Instructions to follow -
Find every line in the records below that holds the word "with", and copy each one.

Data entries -
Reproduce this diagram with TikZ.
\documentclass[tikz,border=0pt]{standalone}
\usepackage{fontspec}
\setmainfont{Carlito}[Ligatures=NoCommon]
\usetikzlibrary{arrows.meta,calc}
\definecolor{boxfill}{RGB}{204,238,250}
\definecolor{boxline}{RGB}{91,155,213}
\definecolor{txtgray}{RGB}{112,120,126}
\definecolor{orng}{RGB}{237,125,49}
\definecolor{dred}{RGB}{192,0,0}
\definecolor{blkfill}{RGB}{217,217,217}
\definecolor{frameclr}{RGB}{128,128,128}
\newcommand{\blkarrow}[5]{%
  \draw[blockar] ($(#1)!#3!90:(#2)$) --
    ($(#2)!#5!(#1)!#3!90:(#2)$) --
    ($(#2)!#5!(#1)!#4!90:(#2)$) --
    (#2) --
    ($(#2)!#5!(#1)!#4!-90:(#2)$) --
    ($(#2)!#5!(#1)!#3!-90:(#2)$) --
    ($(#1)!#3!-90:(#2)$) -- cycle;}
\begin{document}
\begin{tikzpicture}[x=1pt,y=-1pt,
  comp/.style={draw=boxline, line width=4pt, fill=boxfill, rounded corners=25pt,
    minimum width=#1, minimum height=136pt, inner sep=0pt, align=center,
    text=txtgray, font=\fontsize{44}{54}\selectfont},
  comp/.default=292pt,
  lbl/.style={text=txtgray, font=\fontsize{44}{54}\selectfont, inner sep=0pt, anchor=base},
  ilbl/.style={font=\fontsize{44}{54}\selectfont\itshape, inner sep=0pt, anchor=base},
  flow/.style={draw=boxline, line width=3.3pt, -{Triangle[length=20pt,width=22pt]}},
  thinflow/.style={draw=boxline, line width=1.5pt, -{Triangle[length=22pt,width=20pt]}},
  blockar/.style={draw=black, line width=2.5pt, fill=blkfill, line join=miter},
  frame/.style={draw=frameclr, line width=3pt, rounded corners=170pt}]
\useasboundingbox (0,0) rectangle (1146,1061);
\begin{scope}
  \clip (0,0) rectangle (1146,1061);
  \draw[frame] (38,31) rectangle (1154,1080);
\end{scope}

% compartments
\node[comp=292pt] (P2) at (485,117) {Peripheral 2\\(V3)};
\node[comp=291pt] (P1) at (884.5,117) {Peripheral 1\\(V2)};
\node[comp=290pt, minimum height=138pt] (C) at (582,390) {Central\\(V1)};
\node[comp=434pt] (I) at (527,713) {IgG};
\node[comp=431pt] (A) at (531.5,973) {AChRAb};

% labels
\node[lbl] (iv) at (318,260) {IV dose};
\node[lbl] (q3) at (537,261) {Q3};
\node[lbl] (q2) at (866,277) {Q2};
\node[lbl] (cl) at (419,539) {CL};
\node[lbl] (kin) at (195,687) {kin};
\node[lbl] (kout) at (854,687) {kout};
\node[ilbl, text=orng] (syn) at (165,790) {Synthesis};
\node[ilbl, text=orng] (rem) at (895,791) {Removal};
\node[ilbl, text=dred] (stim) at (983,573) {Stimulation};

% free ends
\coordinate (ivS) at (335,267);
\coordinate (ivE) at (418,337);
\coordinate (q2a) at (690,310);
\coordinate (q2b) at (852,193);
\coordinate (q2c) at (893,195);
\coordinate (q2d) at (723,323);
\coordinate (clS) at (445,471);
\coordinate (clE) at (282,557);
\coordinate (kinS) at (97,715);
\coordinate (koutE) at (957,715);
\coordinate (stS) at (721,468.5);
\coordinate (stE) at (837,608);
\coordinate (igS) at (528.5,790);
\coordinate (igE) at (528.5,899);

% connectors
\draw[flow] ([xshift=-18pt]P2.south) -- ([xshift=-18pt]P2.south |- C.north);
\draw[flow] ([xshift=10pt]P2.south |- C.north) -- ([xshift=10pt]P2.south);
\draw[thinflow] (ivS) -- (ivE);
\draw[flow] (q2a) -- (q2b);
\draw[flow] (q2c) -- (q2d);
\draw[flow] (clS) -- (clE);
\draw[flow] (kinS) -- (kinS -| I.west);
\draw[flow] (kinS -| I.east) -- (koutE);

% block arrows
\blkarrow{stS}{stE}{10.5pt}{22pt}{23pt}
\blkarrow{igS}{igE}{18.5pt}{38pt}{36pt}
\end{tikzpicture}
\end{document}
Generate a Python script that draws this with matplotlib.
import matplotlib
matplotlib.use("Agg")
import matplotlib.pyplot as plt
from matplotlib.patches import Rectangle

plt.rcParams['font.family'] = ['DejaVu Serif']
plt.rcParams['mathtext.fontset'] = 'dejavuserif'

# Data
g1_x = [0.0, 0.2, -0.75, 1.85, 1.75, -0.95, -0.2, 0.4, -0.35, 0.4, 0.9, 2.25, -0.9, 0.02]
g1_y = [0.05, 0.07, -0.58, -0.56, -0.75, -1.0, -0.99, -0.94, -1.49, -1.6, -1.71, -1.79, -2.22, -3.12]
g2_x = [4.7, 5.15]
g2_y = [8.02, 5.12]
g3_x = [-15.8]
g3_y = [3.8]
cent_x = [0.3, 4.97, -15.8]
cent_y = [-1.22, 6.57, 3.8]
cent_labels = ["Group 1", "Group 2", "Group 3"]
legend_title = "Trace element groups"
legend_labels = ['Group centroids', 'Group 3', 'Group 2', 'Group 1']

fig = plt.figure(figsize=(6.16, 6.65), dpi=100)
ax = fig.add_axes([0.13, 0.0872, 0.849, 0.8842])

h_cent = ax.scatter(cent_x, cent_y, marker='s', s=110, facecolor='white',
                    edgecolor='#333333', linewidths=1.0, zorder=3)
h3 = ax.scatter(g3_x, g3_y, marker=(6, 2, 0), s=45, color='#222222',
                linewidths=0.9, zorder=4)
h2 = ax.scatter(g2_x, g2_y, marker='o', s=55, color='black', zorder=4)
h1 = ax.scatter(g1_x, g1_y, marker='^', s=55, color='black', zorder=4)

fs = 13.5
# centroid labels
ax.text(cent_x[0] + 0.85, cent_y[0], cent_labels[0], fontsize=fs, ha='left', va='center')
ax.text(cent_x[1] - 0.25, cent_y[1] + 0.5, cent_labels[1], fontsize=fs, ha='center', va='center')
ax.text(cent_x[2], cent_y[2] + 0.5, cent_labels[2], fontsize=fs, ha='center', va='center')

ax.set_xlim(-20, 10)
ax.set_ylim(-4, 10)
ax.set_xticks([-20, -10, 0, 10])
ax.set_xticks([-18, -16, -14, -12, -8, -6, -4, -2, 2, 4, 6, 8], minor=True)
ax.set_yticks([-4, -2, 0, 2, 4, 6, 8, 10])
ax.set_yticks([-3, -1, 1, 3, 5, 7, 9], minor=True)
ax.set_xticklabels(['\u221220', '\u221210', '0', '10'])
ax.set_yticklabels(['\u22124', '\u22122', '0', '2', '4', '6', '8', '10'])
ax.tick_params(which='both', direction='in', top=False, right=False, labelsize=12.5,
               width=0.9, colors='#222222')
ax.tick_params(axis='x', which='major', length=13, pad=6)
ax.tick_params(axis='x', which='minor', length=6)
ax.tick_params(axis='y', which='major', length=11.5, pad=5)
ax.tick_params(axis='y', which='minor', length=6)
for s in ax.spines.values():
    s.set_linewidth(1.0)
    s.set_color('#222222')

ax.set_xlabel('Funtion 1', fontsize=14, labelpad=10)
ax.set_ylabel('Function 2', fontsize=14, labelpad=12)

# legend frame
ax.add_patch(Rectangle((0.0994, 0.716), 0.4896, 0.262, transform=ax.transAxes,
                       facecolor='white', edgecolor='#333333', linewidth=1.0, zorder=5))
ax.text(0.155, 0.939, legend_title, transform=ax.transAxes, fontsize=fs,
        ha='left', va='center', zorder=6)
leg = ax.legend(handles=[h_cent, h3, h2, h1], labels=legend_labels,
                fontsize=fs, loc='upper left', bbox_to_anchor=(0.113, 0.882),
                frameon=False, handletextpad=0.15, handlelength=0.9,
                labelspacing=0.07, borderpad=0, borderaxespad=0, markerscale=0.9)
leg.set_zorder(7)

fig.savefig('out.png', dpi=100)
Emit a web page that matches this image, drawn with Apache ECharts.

The response -
Reproduce this diagram with TikZ.
Generate a Python script that draws this with matplotlib.
Emit a web page that matches this image, drawn with Apache ECharts.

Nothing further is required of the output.